Japan's exports rose in April from a year earlier led by US-bound shipments of cars, but the monthly pace of growth slowed from March - a worrying portent for external demand as a slowdown in the economies of China and the US clouds the outlook. Ministry of Finance data out on Monday showed exports grew 8.0 percent year-on-year in April, versus a 6.4 percent gain seen by economists in a Reuters poll, slowing from a 8.5 percent gain in March. Compared with March, shipments fell 1.5 percent in April.
Slowdown in export growth could hold back the economy's recovery from last year's recession, after last week's data that showed the economy posted two straight quarters of moderate expansion. Policymakers count on exports as a key driver of corporate activity, which could help boost wages and spur private spending to generate a virtuous growth cycle needed to shake off years of deflation.
"The figures were not so bad as we thought but shipments to China and Asia turned out weak, which is worrying for the outlook for Japan's external demand," said Hidenobu Tokuda, senior economist at Mizuho Research Institute. Shipments to China, Japan's largest trading partner, rose 2.4 percent, slowing from a 3.9 percent gain in March, the data showed. China-bound car exports halved in the year to April.
Exports to Asia, which account for more than half of Japan's shipments, grew 6.0 percent, slowing from a 6.7 percent gain in March. Tokuda said the slowdown probably reflected weakness in Thailand and other ASEAN economies. Exports to the United States rose 21.4 percent in the year to April, keeping the pace of gains in the previous month with brisk shipments of cars and vehicle engines.

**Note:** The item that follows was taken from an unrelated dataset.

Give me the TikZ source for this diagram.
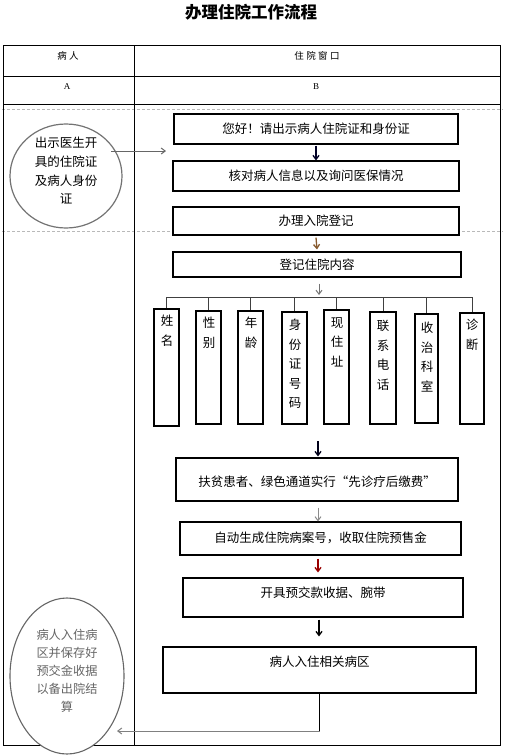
\documentclass[tikz,border=0pt]{standalone}
\usepackage{fontspec}
\setmainfont{Liberation Serif}
\newfontfamily\cjk{Noto Sans CJK SC}
\newfontfamily\cjkh[LetterSpace=25]{Noto Sans CJK SC}
\usetikzlibrary{arrows.meta,shapes.geometric}
\begin{document}
\begin{tikzpicture}[x=1pt,y=-1pt,
  box/.style={draw=black,line width=1.1pt,minimum width=#1,inner sep=0pt,fill=white},
  btext/.style={font=\cjk\fontsize{12.5}{19}\selectfont,inner sep=0pt},
  vbox/.style={draw=black,line width=1.1pt,minimum width=25pt,minimum height=113pt,inner sep=0pt},
  vtext/.style={font=\cjk\fontsize{12.5}{19.5}\selectfont,align=center,inner sep=0pt,anchor=north},
  tip/.style={-{Straight Barb[length=4pt,width=6pt]}},
  dashsep/.style={draw=gray!55,dash pattern=on 3pt off 2pt,line width=0.8pt},
  drop/.style={draw=black!75,line width=1pt}]
\useasboundingbox (0,0) rectangle (504,755);

% title
\node[font=\cjk\bfseries\fontsize{16.5}{17}\selectfont] (title) at (251,12) {办理住院工作流程};

% dashed separators
\draw[dashsep] (2,109) -- (503,109);
\draw[dashsep] (2,231) -- (503,231);

% table
\draw[line width=1pt] (3,45) rectangle (500,745);
\draw[line width=1pt] (3,76) -- (500,76);
\draw[line width=1pt] (3,104) -- (500,104);
\draw[line width=1pt] (134,45) -- (134,745);
\node[font=\cjkh\fontsize{9.5}{10}\selectfont] (h1) at (68,56) {病人};
\node[font=\cjkh\fontsize{9.5}{10}\selectfont] (h2) at (317,56) {住院窗口};
\node[font=\fontsize{9}{10}\selectfont] (ha) at (67,87) {A};
\node[font=\fontsize{9}{10}\selectfont] (hb) at (316,87) {B};

% left circle
\node[draw=black!55,line width=1.2pt,ellipse,minimum width=112pt,minimum height=104pt,inner sep=0pt] (c1) at (66,176) {};
\node[align=center,inner sep=0pt,font=\cjk\fontsize{12.5}{18.7}\selectfont] (c1t) at (66,171) {出示医生开\\具的住院证\\及病人身份\\证};

% main boxes
\node[box=284pt,minimum height=30pt] (b1) at (316,129) {};
\node[btext] (b1t) at (316,129) {您好！请出示病人住院证和身份证};
\node[box=286pt,minimum height=30pt] (b2) at (316,176) {};
\node[btext] (b2t) at (316,176) {核对病人信息以及询问医保情况};
\node[box=286pt,minimum height=28pt] (b3) at (316,221) {};
\node[btext] (b3t) at (316,221) {办理入院登记};
\node[box=288pt,minimum height=25pt] (b4) at (317,264.5) {};
\node[btext] (b4t) at (317,264.5) {登记住院内容};

\coordinate (c1a) at (111,151);
\coordinate (c1b) at (166,151);
\draw[black!60,line width=1pt,tip] (c1a) -- (c1b);

\draw[black!85!blue,line width=1.3pt,tip] ([yshift=-1pt]b1.south) -- (b2.north);
\draw[black!30!brown,line width=1.3pt,tip] ([yshift=-2pt]b3.south) -- ([yshift=2pt]b4.north);

% vertical boxes
\node[vbox,minimum height=117pt] (v1) at (166.5,367.5) {};
\node[vbox] (v2) at (208.5,367.5) {};
\node[vbox] (v3) at (250.5,367.5) {};
\node[vbox,minimum height=112pt] (v4) at (294.5,368) {};
\node[vbox,minimum height=114pt] (v5) at (336.5,367) {};
\node[vbox,minimum height=112pt,minimum width=26pt] (v6) at (383,368) {};
\node[vbox,minimum height=109pt,minimum width=23pt] (v7) at (426.5,368.5) {};
\node[vbox,minimum height=111pt,minimum width=24pt] (v8) at (472,368.5) {};
\node[vtext] (v1t) at (167,315) {姓\\名};
\node[vtext] (v2t) at (209,317) {性\\别};
\node[vtext] (v3t) at (251,317) {年\\龄};
\node[vtext] (v4t) at (295,319) {身\\份\\证\\号\\码};
\node[vtext] (v5t) at (337,317) {现\\住\\址};
\node[vtext] (v6t) at (383,320) {联\\系\\电\\话};
\node[vtext] (v7t) at (427,322) {收\\治\\科\\室};
\node[vtext] (v8t) at (472,319) {诊\\断};

\coordinate (bar) at (319,297);
\draw[black!55,line width=1pt,tip] ([yshift=-6pt]b4.south -| bar) -- ([yshift=2pt]bar);
\draw[drop] (v1.north |- bar) -- (v8.north |- bar);
\foreach \v in {v1,v2,v3,v4,v5,v6,v7,v8}{\draw[drop] (\v.north |- bar) -- (\v.north);}

% lower boxes
\node[box=282pt,minimum height=43pt] (b5) at (317,479.5) {};
\node[btext] (b5t) at (317,482) {扶贫患者、绿色通道实行“先诊疗后缴费”};
\node[box=281pt,minimum height=33pt] (b6) at (320.5,538.5) {};
\node[btext] (b6t) at (320.5,538) {自动生成住院病案号，收取住院预售金};
\node[box=280pt,minimum height=39pt] (b7) at (323,597.5) {};
\node[btext] (b7t) at (323,593) {开具预交款收据、腕带};
\node[box=313pt,minimum height=46pt] (b8) at (319.5,670) {};
\node[btext] (b8t) at (319.5,662) {病人入住相关病区};

\coordinate (k1) at (318,441);
\coordinate (k2) at (319,0);
\draw[black!90!blue,line width=1.3pt,tip] (k1) -- ([yshift=1pt]b5.north -| k1);
\draw[black!45,line width=1pt,tip] ([yshift=-6pt]b5.south -| k1) -- (b6.north -| k1);
\draw[black!40!red,line width=1.3pt,tip] ([yshift=-3pt]b6.south -| k1) -- ([yshift=5pt]b7.north -| k1);
\draw[black,line width=1.3pt,tip] ([yshift=-2pt]b7.south -| k2) -- ([yshift=10pt]b8.north -| k2);

% bottom ellipse
\node[draw=black!60,line width=1.1pt,ellipse,fill=white,minimum width=114pt,minimum height=156pt,inner sep=0pt] (c2) at (67,676) {};
\node[align=center,inner sep=0pt,text=black!60,font=\cjk\fontsize{12.2}{18}\selectfont] (c2t) at (67,671) {病人入住病\\区并保存好\\预交金收据\\以备出院结\\算};

\coordinate (corner) at (319.5,731);
\coordinate (endc) at (117,731);
\draw[black,line width=1pt] (b8.south) -- (corner);
\draw[black!50,line width=1pt,tip] (corner) -- (endc);
\end{tikzpicture}
\end{document}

Imports fell 4.2 percent in the year to April, a fourth straight month of annual declines, mainly due to a sharp fall in crude oil prices. The fall was deeper than the median estimate for a 1.5 percent drop. The trade balance swung back into a deficit of 53.4 billion yen ($439 million), much smaller than the median estimate for a 318.9 billion yen deficit, after posting the first trade surplus in nearly three years in March. First quarter gross domestic product data showed export growth slowed to 2.4 percent from 3.2 percent in October-December, reflecting the slowdown in the US and Chinese economies. Imports outpaced exports, causing external demand to shave off 0.2 percent off the economic growth in January-March.